The one delightful part of the project: Elm
As I said, I hated learning and writing react, compared to writing code for backend or infra it was miserable, so I looked around and found 2 fresh options:
- Phoenix live view
- Elm
I choose the latter since it was easier to find good docs and examples, probably I have not spent enough looking into phoenix, because Elm satisfied all my wishes.
To write the app I just looked at wonderful elm-spa-example and copied all the ideas from here, rewriting some small staff like routing with address instead of anchors and small changes in views functions. Yes, many of the elm repos I saw are there without commits for 5-6 years, but surprisingly everything works and provides up-to-date examples.

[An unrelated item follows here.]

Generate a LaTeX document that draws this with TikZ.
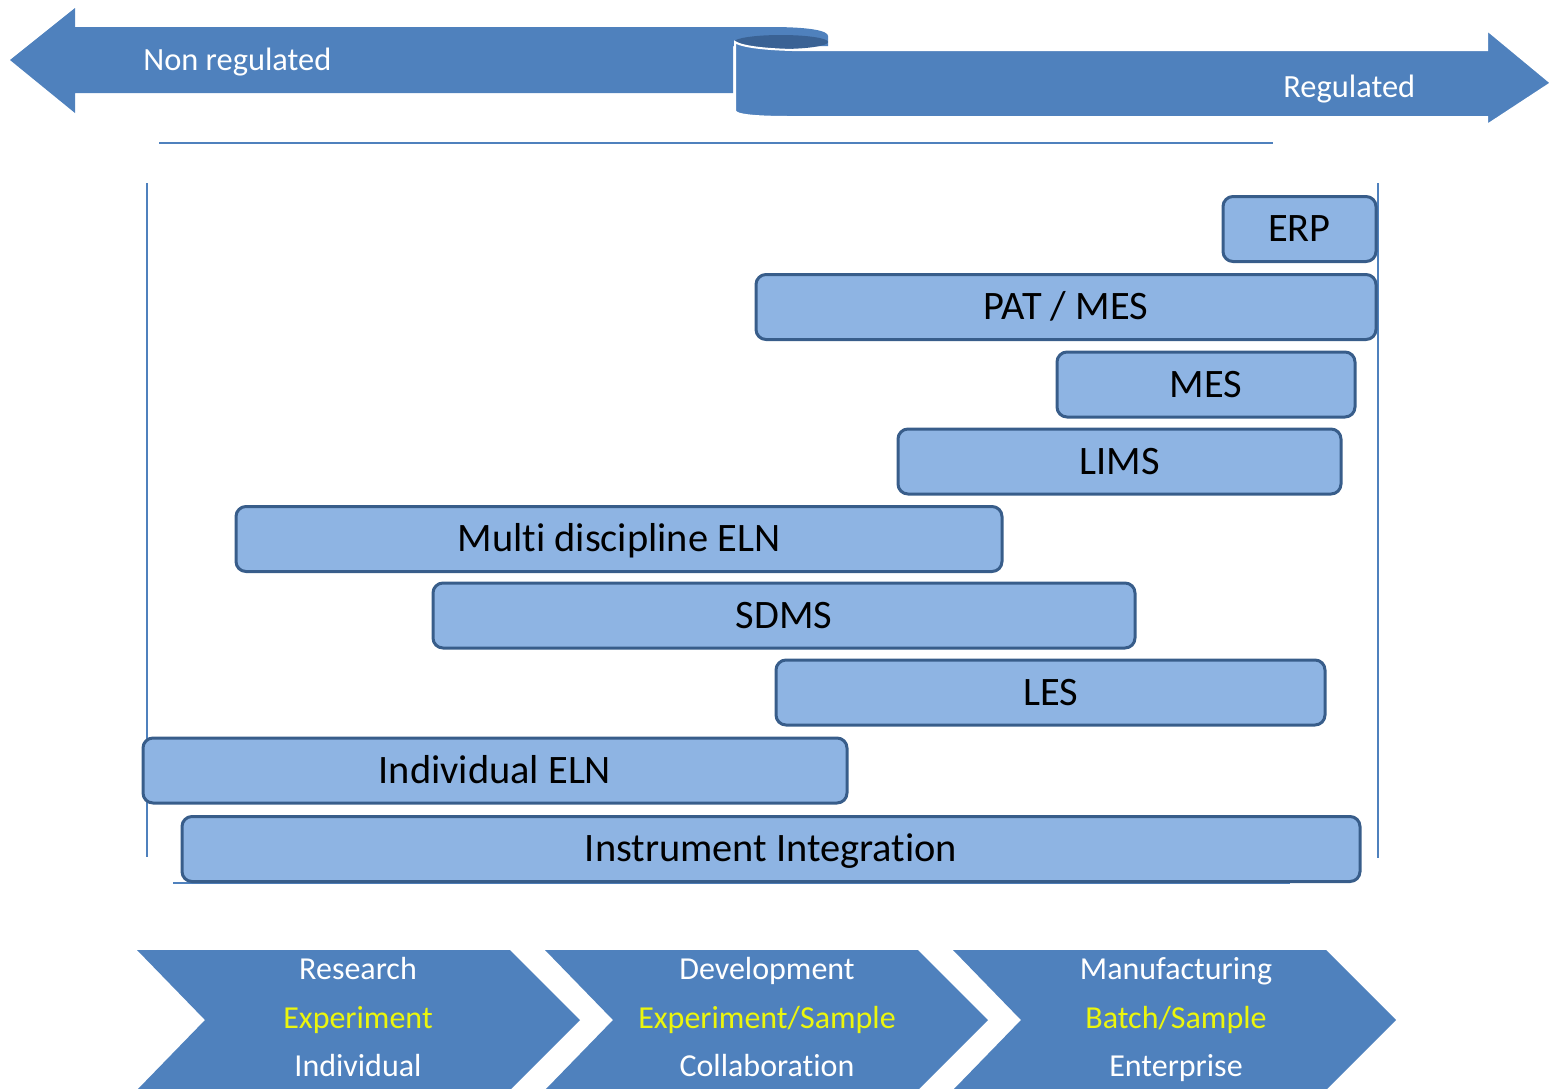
\documentclass[tikz,border=0pt]{standalone}
\usepackage{fontspec}
\setmainfont[Ligatures={NoCommon}]{Carlito}
\usetikzlibrary{positioning}
\definecolor{arrowblue}{RGB}{79,129,189}
\definecolor{curldark}{RGB}{58,98,148}
\definecolor{boxfill}{RGB}{142,180,227}
\definecolor{boxline}{RGB}{56,93,138}
\definecolor{keyyellow}{RGB}{236,246,12}

\begin{document}
\begin{tikzpicture}[x=0.5pt,y=-0.5pt]
\tikzstyle{sys}=[rectangle, rounded corners=5pt, draw=boxline, line width=1.5pt, fill=boxfill, minimum height=32.5pt, inner sep=0pt, text height=12.9pt, text depth=0pt, font=\fontsize{20.2}{22}\selectfont]
\tikzstyle{frame}=[draw=arrowblue, line width=0.7pt]
\tikzstyle{band}=[text=white, font=\fontsize{16.2}{18}\selectfont, anchor=base west, inner sep=0pt]
\tikzstyle{stage}=[text=white, font=\fontsize{16}{18}\selectfont, text height=10.3pt, text depth=0pt, inner sep=0pt, node distance=24.25pt]
\tikzstyle{stagekey}=[stage, text=keyyellow]

\useasboundingbox (0,0) rectangle (1552,1088);

  % regulation ribbon
  \fill[arrowblue] (10,60) -- (75,8) -- (75,27) -- (770,27) .. controls (812,27) and (828,31) .. (828,36) -- (828,46) -- (733,46) -- (733,93) -- (75,93) -- (75,113) -- cycle;
  \fill[curldark] (781,42) ellipse [x radius=47, y radius=7];
  \filldraw[fill=arrowblue, draw=white, line width=1pt] (735,42) .. controls (745,49) and (790,51) .. (830,50) -- (1487,50) -- (1487,30) -- (1551,83) -- (1487,125) -- (1487,117) -- (790,117) .. controls (755,117) and (736,115) .. (735,111) -- cycle;

  \node[band] (nonreg) at (143,70) {Non regulated};
  \node[band] (reg)    at (1283,97) {Regulated};

  \draw[frame] (159,143) -- (1273,143);
  \draw[frame] (147,183) -- (147,857);
  \draw[frame] (1378,183) -- (1378,858);
  \draw[frame] (173,883) -- (1290,883);

  % systems
  \node[sys, minimum width=76.5pt] (erp)      at (1299.5,229)  {ERP};
  \node[sys, minimum width=310pt]  (patmes)   at (1066,307)    {PAT / MES};
  \node[sys, minimum width=149pt]  (mes)      at (1206,384.5)  {MES};
  \node[sys, minimum width=221.5pt](lims)     at (1119.5,461.5){LIMS};
  \node[sys, minimum width=383pt]  (multieln) at (619,539)     {Multi discipline ELN};
  \node[sys, minimum width=351pt]  (sdms)     at (784,615.5)   {SDMS};
  \node[sys, minimum width=274.5pt](les)      at (1050.5,692.5){LES};
  \node[sys, minimum width=352pt]  (indeln)   at (495,770.5)   {Individual ELN};
  \node[sys, minimum width=589pt]  (instint)  at (771,849)     {Instrument Integration};

  % stages
  \foreach \s in {0,1,2}
    \fill[arrowblue, shift={(408*\s,0)}] (137,950) -- (510,950) -- (580,1020) -- (510,1090) -- (137,1090) -- (205,1020) -- cycle;

  \node[stage]    (research)     at (358,969.5)          {Research};
  \node[stagekey] (researchkey)  [below of =research]    {Experiment};
  \node[stage]    (researchwho)  [below of =researchkey] {Individual};

  \node[stage]    (devel)        at (767,969.5)          {Development};
  \node[stagekey] (develkey)     [below of =devel]       {Experiment/Sample};
  \node[stage]    (develwho)     [below of =develkey]    {Collaboration};

  \node[stage]    (manuf)        at (1176,969.5)         {Manufacturing};
  \node[stagekey] (manufkey)     [below of =manuf]       {Batch/Sample};
  \node[stage]    (manufwho)     [below of =manufkey]    {Enterprise};

\end{tikzpicture}
\end{document}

Deploying the Elm application
The process looks like this:
- All the needed tools are declared in the nix shell
- Building static files with elm make
- Commit & push to github
- Digital ocean app platform for static sites, which is set up to support SPA by specifying fallback URL
For a single person project this works like a charm, deploys are easy and fast, no worries here, would recommend.
When I have figured the basics: header, footer, added bootstrap styles, deployed it all to digital ocean, the hard part has begun: steam authentication.
Steam Auth: frontend
OpenID Authentication can be done on the frontend, I’ve tried it, and it worked (i got creds at least and was able to save them), but for the CJM to work I need to access user’s images with secret key, storing it on the frontend would not be secure, so I decided against frontend-only authentication.
Steam Auth: backend
I’ve tried Spring as I thought Spring Security is sane default which must support any modern authentication provider. Turns out the latest version of spring has deprecated interfaces needed to implement OpenID 2.0, so I either have to use older version or reimplement (copy-paste) openid support.
Maybe there is a way to use OpenID 2.0 and OIDC interchangebly? – no, that’s impossible API is completely different, according to stackoverflow answer
Yes, I could have used Spring 5.0 which supports openid 2, or write backend in python or rust and just make it work, but after spending couple days of my free time to figure out OpenID version I could not find any energy to continue working on the project.
Valve products are not worth it
The CS2 is in awful state at the moment: without faceit it’s unplayable because of cheaters, I constantly had network issues & then even on a modern hardware game crashes the whole PC, same can be sayed about developer infra. Auth is implemented with long deprecated technologies, docs are very hard to find, it feels like Valve devs just don’t care about their core audience, so I’m probably gonna quit and play Valorant or other games that actually work.